Le soutien du Zaïre au FNLA et à l'UNITA, auxquels la République populaire de Chine prête également son concours, et celui de l'Afrique du Sud se révèlent insuffisants pour faire contrepoids à l'intervention des Soviétiques et des Cubains. Peu soucieux de perdre plus complètement la face, Zaïrois et Sud-Africains mettent fin à toute aide directe. Tandis que Pretoria s'engage à retirer ses forces armées avant le 27 mars, le Zaïre reconnaît le gouvernement de Luanda et ferme ses frontières aux adversaires de ce dernier. De son côté, en mai, dans un message adressé à Olof Palme, Premier ministre de Suède, Fidel Castro annonce que le corps expéditionnaire va être progressivement retiré d'Angola.

Alors que la plupart des États africains ont reconnu le régime de Luanda, que le Sénégal se refuse toujours pour sa part à reconnaître, des nouvelles parviennent en Europe, en avril, qui font état de la reprise des combats entre les forces du FNLA, de l'UNITA et du MPLA. Les Sud-Africains viennent d'établir un premier contact avec A. Neto, dont la Zambie, qui donna longtemps asile à l'UNITA, reconnaît le gouvernement, lorsqu'on apprend que, sous les ordres de Jonas Savimbi notamment, les nationalistes hostiles au MPLA ont remporté quelques succès militaires. L'autorité de la République populaire va-t-elle être remise en cause de manière fondamentale ? Le corps expéditionnaire soviéto-cubain ne va-t-il pas être maintenu en Angola jusqu'à complète reprise en main de la situation par le MPLA ?

Incertitude

Quelques semaines plus tôt, les Sud-Africains redoutaient sérieusement une invasion de la Namibie et de la Rhodésie par les Angolais, les Soviétiques et les Cubains. Une interprétation pessimiste d'un discours prononcé à Brazzaville par A. Neto, à l'occasion de sa réconciliation avec le général Mobutu Sese Seko, était à l'origine de cette inquiétude, dissipée progressivement depuis la reprise des combats entre frères ennemis en Angola même, et depuis que sont connues les difficultés internes du gouvernement de A. Neto.

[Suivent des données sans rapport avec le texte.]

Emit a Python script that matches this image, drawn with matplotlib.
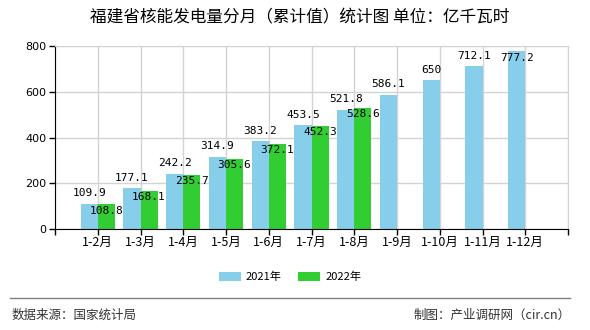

Les succès militaires remportés par le MPLA, avec l'appui des forces cubaines, la grande victoire diplomatique que constitue la reconnaissance, en février, du gouvernement de Luanda par la France, la Grande-Bretagne, l'Italie et les Pays-Bas ne sauraient masquer le climat d'incertitude qui prévaut dans l'ancienne colonie portugaise.